TO DO: Exactly the lines from the line containing "Write the React, TypeScript" through the line containing "137, 157, 181];" are to be echoed, with both included and pictures left out.
Start of RECORDED INFORMATION
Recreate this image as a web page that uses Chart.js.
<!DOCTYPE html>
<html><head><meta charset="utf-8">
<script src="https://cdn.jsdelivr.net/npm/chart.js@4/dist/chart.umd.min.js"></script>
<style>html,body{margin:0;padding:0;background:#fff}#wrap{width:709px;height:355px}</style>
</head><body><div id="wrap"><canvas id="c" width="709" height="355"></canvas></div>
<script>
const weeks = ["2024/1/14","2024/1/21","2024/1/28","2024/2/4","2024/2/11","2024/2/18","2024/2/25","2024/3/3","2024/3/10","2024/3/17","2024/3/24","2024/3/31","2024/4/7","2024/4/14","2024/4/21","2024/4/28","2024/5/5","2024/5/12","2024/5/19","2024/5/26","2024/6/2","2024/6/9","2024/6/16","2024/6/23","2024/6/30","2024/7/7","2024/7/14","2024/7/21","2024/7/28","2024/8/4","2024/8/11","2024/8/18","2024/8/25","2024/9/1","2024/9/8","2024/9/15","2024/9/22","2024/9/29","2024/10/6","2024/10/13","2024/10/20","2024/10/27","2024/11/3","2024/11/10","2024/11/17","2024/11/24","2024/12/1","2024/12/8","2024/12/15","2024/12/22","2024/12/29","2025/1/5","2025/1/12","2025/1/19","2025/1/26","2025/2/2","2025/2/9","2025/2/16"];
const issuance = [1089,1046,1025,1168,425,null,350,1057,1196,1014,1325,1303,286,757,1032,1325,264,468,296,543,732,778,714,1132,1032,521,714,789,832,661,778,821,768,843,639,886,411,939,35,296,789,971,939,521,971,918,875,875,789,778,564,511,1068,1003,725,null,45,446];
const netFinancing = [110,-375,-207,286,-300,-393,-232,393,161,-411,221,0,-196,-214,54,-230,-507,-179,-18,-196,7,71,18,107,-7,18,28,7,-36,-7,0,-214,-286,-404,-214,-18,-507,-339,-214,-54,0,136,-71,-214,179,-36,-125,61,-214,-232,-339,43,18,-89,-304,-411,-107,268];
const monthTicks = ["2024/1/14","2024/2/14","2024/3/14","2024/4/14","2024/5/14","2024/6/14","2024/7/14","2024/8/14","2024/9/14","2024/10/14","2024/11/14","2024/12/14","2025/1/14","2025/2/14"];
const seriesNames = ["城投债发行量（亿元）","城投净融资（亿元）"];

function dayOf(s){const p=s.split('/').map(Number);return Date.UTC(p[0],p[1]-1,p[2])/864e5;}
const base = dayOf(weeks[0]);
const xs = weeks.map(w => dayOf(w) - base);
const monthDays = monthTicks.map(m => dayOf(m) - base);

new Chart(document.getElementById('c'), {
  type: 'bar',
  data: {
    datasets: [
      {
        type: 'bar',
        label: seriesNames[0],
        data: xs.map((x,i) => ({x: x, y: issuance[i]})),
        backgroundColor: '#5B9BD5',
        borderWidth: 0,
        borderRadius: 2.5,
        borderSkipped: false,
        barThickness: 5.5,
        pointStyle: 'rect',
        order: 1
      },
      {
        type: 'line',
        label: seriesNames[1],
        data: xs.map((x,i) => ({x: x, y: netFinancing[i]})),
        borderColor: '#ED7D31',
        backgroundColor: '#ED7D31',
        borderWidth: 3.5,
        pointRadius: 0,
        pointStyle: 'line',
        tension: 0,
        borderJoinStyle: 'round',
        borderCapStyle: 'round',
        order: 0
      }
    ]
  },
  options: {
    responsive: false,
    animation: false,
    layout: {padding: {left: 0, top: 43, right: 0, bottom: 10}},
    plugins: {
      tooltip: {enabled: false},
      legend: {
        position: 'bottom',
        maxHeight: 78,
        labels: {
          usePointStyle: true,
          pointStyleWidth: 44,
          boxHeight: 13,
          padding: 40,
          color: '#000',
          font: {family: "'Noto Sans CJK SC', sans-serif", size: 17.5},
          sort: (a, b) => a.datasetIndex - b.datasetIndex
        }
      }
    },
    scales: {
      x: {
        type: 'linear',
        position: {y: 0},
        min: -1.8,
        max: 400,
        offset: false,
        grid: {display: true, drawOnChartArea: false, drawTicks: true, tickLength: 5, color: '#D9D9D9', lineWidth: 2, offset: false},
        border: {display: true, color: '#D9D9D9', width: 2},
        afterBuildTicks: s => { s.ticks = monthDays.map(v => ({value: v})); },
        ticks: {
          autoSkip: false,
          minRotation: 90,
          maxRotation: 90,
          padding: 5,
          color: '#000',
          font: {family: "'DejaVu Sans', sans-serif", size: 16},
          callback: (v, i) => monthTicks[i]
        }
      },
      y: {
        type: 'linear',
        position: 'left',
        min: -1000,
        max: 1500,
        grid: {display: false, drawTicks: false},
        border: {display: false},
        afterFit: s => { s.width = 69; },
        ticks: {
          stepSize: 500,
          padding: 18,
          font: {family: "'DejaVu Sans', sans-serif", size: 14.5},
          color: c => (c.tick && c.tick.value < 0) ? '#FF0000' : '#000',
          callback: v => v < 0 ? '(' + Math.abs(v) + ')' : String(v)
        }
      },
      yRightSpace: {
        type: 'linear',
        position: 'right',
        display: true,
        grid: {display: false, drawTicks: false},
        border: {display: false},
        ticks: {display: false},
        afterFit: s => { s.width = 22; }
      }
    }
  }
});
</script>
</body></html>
End of RECORDED INFORMATION
Start of RECORDED INFORMATION
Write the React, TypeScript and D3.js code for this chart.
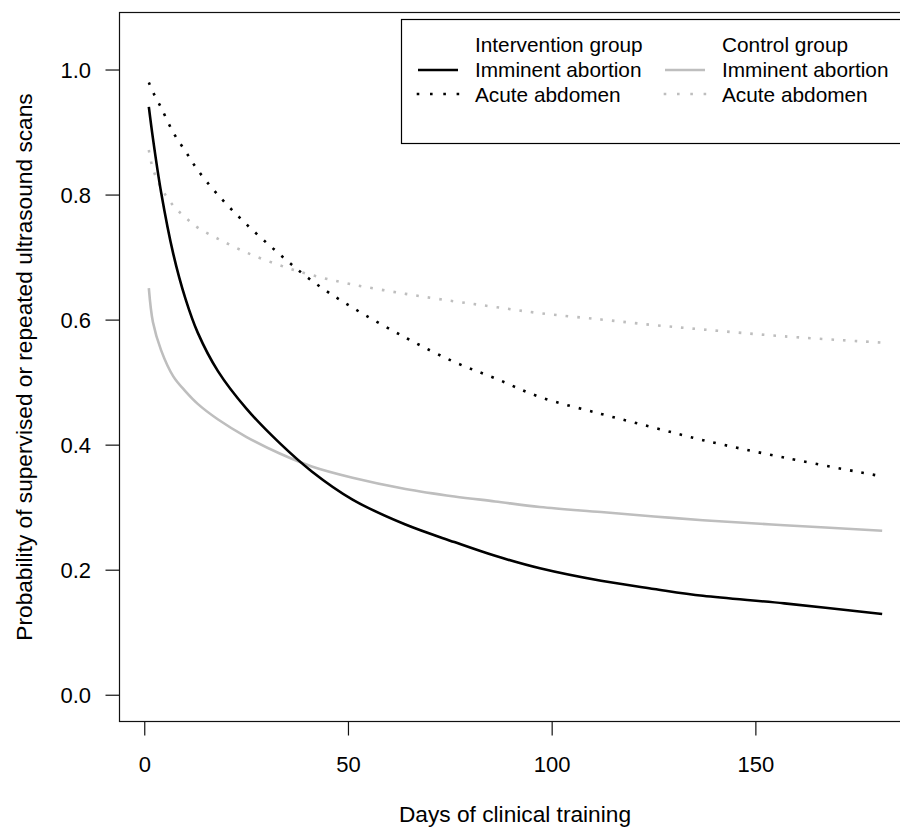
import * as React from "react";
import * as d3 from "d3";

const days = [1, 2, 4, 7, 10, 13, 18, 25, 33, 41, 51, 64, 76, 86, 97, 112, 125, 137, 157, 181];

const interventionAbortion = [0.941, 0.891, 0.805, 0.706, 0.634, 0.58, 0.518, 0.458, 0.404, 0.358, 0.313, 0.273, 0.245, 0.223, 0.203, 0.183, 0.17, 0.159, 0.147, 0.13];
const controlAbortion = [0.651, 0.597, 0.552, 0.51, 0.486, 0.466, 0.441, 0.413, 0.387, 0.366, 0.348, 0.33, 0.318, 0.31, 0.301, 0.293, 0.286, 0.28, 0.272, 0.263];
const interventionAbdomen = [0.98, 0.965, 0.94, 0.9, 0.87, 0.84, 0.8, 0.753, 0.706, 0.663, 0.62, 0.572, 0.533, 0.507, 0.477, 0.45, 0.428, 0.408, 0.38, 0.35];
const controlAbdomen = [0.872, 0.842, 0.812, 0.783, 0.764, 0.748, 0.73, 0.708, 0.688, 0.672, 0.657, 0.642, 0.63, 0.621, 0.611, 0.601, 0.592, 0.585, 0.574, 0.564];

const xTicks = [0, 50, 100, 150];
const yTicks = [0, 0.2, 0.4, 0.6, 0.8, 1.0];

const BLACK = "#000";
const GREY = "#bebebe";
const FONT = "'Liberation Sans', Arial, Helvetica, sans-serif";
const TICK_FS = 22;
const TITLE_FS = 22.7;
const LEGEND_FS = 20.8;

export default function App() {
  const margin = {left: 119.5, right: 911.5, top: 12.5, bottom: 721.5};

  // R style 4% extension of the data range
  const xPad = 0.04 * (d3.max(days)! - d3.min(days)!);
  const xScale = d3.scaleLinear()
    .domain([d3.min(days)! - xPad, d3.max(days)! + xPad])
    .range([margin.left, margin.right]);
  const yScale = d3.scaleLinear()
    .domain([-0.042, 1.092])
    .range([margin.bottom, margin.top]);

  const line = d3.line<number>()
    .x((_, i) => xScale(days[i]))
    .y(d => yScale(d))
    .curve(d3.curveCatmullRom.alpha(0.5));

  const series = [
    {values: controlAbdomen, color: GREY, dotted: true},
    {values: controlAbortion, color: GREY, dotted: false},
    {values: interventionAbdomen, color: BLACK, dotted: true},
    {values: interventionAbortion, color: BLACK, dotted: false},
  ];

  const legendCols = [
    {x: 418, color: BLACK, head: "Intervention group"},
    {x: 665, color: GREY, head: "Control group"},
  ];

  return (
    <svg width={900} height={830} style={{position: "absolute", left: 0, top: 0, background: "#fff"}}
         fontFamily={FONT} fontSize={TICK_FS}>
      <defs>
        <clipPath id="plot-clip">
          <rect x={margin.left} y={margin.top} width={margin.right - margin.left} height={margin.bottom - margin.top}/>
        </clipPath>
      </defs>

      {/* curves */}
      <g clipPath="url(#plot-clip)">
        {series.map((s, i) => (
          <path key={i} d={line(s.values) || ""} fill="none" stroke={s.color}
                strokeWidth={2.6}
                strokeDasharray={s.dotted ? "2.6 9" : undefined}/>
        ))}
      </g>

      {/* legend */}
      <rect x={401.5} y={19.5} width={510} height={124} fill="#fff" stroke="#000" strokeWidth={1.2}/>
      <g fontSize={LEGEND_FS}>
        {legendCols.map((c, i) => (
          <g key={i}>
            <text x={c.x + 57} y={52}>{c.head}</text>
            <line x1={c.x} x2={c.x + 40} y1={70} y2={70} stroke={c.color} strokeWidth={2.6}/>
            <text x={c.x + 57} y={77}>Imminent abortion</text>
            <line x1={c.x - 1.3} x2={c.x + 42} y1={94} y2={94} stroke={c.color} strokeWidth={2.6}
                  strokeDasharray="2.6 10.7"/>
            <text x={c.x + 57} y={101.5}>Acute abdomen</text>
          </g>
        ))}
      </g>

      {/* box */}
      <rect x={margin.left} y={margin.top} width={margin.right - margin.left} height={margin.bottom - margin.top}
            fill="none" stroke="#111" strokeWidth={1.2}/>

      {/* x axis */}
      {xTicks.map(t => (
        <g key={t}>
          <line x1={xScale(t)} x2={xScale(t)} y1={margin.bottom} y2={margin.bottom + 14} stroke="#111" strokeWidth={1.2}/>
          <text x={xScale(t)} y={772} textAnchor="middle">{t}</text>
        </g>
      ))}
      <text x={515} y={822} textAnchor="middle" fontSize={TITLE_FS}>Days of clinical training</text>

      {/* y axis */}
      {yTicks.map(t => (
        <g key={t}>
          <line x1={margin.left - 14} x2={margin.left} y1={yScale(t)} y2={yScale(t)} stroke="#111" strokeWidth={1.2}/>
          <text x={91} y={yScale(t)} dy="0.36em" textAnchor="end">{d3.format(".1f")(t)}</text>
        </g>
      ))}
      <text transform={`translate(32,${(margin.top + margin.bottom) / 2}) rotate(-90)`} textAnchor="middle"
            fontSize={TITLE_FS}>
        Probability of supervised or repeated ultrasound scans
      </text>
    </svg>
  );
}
End of RECORDED INFORMATION
RESULT:
Write the React, TypeScript and D3.js code for this chart.
import * as React from "react";
import * as d3 from "d3";

const days = [1, 2, 4, 7, 10, 13, 18, 25, 33, 41, 51, 64, 76, 86, 97, 112, 125, 137, 157, 181];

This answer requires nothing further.